## Given exercise
Only the lines from the start of the data through the line containing "(0,0) rectangle (750,690);" should be written out, exactly as they are, with both ends included and the pictures left out.

## Dataset content
☆ ☆ ☆ ☆ ☆
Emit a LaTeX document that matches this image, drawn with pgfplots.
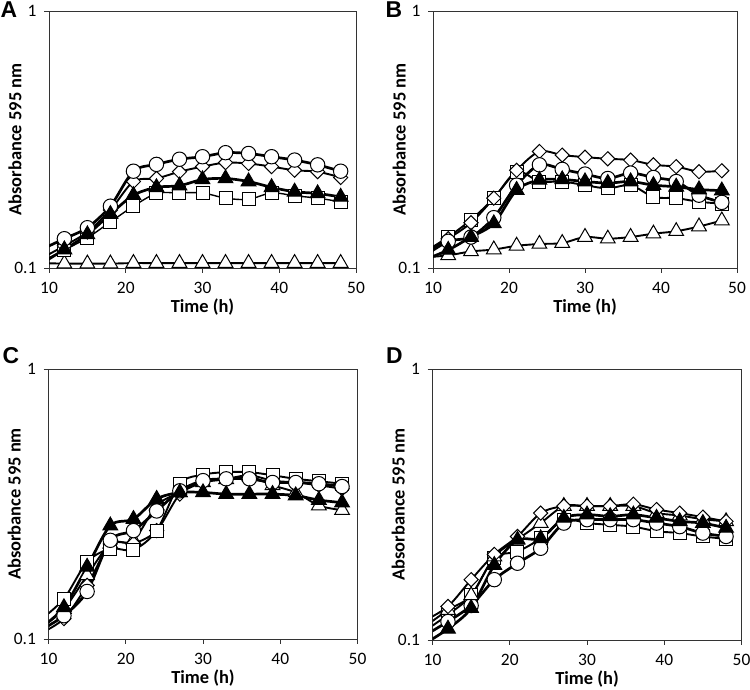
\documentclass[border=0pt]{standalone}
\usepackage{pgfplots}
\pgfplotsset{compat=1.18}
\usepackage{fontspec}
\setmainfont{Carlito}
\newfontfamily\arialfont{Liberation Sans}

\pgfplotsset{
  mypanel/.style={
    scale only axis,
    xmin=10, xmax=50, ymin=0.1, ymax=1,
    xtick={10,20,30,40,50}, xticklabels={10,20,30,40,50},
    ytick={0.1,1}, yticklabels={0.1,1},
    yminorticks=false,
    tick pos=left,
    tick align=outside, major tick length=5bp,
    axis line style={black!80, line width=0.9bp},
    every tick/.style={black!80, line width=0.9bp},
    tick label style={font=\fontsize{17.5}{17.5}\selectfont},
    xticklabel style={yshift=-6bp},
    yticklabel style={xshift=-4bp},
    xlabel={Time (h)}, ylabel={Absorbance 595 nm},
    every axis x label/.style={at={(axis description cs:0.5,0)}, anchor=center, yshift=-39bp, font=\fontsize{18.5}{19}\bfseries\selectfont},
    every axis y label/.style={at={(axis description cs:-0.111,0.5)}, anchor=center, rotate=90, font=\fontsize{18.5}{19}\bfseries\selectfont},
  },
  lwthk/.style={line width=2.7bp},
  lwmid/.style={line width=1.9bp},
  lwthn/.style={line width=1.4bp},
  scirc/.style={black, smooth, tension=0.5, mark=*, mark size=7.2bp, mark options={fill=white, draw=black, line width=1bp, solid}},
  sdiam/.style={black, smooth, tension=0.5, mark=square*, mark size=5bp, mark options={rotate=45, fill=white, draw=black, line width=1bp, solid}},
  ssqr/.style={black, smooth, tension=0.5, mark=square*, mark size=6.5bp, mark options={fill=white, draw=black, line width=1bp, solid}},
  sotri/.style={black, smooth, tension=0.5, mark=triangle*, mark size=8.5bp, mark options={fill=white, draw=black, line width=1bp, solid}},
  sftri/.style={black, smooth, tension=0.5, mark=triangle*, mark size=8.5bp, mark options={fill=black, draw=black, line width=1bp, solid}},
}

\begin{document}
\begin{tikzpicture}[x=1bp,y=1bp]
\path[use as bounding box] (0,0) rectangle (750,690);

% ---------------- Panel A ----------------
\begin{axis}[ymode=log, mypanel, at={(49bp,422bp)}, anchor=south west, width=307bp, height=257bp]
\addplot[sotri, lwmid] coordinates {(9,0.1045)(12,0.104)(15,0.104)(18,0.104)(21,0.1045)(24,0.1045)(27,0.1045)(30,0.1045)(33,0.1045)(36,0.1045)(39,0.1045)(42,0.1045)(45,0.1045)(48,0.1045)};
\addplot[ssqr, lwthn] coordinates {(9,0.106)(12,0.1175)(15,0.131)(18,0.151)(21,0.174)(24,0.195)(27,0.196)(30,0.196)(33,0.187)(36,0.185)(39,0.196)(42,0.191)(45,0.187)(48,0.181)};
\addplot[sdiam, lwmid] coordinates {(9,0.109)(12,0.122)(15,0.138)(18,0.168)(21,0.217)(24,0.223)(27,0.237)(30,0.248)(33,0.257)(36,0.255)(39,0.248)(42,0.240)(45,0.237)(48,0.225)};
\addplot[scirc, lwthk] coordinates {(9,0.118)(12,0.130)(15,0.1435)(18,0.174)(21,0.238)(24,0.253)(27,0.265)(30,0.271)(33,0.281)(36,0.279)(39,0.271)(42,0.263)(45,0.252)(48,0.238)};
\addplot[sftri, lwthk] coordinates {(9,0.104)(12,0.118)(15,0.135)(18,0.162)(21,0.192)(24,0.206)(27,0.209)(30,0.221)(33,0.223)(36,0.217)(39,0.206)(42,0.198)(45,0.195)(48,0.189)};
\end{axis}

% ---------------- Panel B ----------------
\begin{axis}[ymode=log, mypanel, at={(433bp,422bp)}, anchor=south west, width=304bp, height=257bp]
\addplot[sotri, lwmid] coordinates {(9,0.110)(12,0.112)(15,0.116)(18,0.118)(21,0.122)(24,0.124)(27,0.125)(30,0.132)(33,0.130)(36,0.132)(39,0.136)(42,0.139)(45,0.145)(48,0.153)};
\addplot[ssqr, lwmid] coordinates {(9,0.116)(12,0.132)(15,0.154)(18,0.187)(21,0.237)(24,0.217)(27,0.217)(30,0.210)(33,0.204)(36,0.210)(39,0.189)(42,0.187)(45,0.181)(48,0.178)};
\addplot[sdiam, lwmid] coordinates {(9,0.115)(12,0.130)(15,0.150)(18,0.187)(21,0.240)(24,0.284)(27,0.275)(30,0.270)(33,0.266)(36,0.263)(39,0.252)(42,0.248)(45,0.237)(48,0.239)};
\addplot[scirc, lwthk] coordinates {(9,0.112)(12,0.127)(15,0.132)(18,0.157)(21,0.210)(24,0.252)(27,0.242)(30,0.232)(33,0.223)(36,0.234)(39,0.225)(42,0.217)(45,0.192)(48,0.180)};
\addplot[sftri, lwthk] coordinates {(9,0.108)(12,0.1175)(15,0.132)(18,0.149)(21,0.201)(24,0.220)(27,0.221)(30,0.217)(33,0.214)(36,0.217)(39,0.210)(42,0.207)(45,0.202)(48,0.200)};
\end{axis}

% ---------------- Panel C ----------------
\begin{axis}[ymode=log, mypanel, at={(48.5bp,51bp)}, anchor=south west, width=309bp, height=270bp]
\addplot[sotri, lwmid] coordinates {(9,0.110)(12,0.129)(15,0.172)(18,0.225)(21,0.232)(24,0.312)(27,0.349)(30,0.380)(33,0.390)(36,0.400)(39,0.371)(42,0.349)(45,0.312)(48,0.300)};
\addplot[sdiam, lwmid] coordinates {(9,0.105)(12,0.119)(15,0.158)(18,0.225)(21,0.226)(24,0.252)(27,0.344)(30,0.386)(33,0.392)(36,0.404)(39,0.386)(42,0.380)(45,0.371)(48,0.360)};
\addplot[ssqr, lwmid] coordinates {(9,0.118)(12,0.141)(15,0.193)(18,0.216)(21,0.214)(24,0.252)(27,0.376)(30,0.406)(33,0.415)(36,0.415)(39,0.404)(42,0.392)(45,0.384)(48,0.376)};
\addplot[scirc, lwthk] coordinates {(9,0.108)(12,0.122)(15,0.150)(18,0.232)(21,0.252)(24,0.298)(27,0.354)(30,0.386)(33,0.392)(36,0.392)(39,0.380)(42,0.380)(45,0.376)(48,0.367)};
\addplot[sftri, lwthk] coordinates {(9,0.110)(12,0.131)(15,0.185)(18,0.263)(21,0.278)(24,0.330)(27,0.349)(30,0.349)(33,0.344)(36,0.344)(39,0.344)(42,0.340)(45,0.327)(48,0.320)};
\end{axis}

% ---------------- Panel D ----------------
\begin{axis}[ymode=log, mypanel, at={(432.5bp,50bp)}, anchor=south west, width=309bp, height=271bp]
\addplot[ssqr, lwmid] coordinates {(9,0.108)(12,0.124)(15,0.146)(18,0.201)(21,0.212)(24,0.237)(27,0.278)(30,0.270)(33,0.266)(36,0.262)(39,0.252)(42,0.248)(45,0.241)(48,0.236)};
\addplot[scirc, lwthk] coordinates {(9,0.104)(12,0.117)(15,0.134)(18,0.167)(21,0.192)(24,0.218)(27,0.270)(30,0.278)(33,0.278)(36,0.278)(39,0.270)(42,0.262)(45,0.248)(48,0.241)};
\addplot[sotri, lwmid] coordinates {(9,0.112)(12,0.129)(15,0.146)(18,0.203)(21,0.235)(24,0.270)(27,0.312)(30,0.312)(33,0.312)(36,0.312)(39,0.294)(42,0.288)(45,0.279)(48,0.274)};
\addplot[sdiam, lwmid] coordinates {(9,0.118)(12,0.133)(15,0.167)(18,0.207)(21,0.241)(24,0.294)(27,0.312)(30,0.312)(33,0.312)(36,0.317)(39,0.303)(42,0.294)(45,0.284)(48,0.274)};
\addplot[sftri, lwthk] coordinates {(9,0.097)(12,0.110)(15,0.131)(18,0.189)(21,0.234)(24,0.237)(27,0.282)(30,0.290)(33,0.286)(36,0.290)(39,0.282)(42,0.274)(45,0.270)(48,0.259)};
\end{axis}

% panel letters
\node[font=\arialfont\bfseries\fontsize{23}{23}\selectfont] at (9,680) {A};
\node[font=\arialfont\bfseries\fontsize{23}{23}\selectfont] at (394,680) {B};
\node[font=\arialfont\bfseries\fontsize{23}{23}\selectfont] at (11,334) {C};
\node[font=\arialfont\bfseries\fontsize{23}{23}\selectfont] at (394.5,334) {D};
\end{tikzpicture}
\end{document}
☆ ☆ ☆ ☆ ☆
## Final result
Emit a LaTeX document that matches this image, drawn with pgfplots.
\documentclass[border=0pt]{standalone}
\usepackage{pgfplots}
\pgfplotsset{compat=1.18}
\usepackage{fontspec}
\setmainfont{Carlito}
\newfontfamily\arialfont{Liberation Sans}

\pgfplotsset{
  mypanel/.style={
    scale only axis,
    xmin=10, xmax=50, ymin=0.1, ymax=1,
    xtick={10,20,30,40,50}, xticklabels={10,20,30,40,50},
    ytick={0.1,1}, yticklabels={0.1,1},
    yminorticks=false,
    tick pos=left,
    tick align=outside, major tick length=5bp,
    axis line style={black!80, line width=0.9bp},
    every tick/.style={black!80, line width=0.9bp},
    tick label style={font=\fontsize{17.5}{17.5}\selectfont},
    xticklabel style={yshift=-6bp},
    yticklabel style={xshift=-4bp},
    xlabel={Time (h)}, ylabel={Absorbance 595 nm},
    every axis x label/.style={at={(axis description cs:0.5,0)}, anchor=center, yshift=-39bp, font=\fontsize{18.5}{19}\bfseries\selectfont},
    every axis y label/.style={at={(axis description cs:-0.111,0.5)}, anchor=center, rotate=90, font=\fontsize{18.5}{19}\bfseries\selectfont},
  },
  lwthk/.style={line width=2.7bp},
  lwmid/.style={line width=1.9bp},
  lwthn/.style={line width=1.4bp},
  scirc/.style={black, smooth, tension=0.5, mark=*, mark size=7.2bp, mark options={fill=white, draw=black, line width=1bp, solid}},
  sdiam/.style={black, smooth, tension=0.5, mark=square*, mark size=5bp, mark options={rotate=45, fill=white, draw=black, line width=1bp, solid}},
  ssqr/.style={black, smooth, tension=0.5, mark=square*, mark size=6.5bp, mark options={fill=white, draw=black, line width=1bp, solid}},
  sotri/.style={black, smooth, tension=0.5, mark=triangle*, mark size=8.5bp, mark options={fill=white, draw=black, line width=1bp, solid}},
  sftri/.style={black, smooth, tension=0.5, mark=triangle*, mark size=8.5bp, mark options={fill=black, draw=black, line width=1bp, solid}},
}

\begin{document}
\begin{tikzpicture}[x=1bp,y=1bp]
\path[use as bounding box] (0,0) rectangle (750,690);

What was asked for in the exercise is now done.